Alors quoi, faut-il tout s’interdire ? Le fait n’est pas de s’interdire. Au contraire, il est nécessaire de connaître la vérité de sa propre sensualité et de la sensualité de l’autre. Il est nécessaire de prendre la responsabilité de sa propre sensualité et de la sensualité de l’autre. Il est indispensable d’accepter avec toute sa raison et sa volonté que la sensualité est une richesse dont on dispose en vue d’une union complète dans la chair et qu’il faut apprendre, ENSEMBLE, à la maîtriser et à l’orienter vers sa véritable finalité : un amour conjugal de don réciproque. Il faut avoir la loyauté et la franchise de se parler et de dire à l’autre que tel geste, telle attitude, telle façon de regarder, telle caresse trop précise, telle façon de s’habiller, créent dans le corps des tensions qui rendent presque impossible la maîtrise des désirs, des imaginaires et font vibrer tout le corps.

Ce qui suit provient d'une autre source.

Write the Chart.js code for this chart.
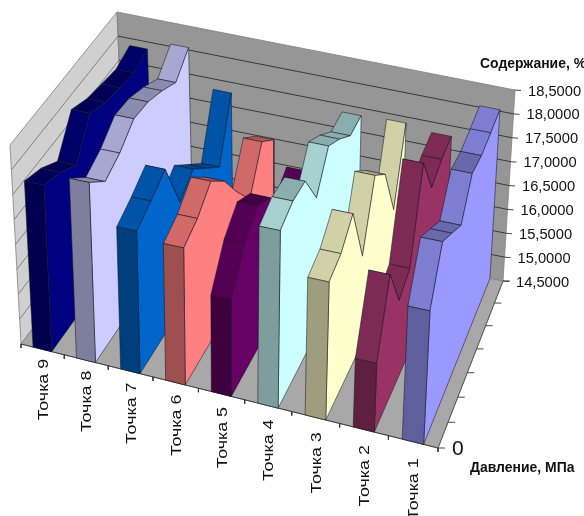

Il faut surtout aimer et vouloir d’une façon positive, cette ascèse de l’amour en regardant plus loin. Les fiancés vivent de l’émotion vibrante de leur sensualité ; mais, cette sensualité est en vue d’une relation charnelle beaucoup plus riche et, cependant, beaucoup plus exigeante. Cette relation conjugale qui actualise la communion totale des personnes est loin de reposer sur l’unique satisfaction des sensualités bien qu’elle l’exige. En acceptant cette ascèse de leur sensualité, c’est-à-dire en lui conservant sa valeur de disposition, ou d’attente, à la plénitude de l’amour, en refusant de faire de son assouvissement, un but à atteindre, dès maintenant, les fiancés se préparent une vie conjugale épanouissante. Ils se préparent à une montée progressive et exigeante de leur don mutuel. Autrement dit, ils se préparent au bonheur ! C’est une question de qualité de l’amour et une éducation de ses désirs.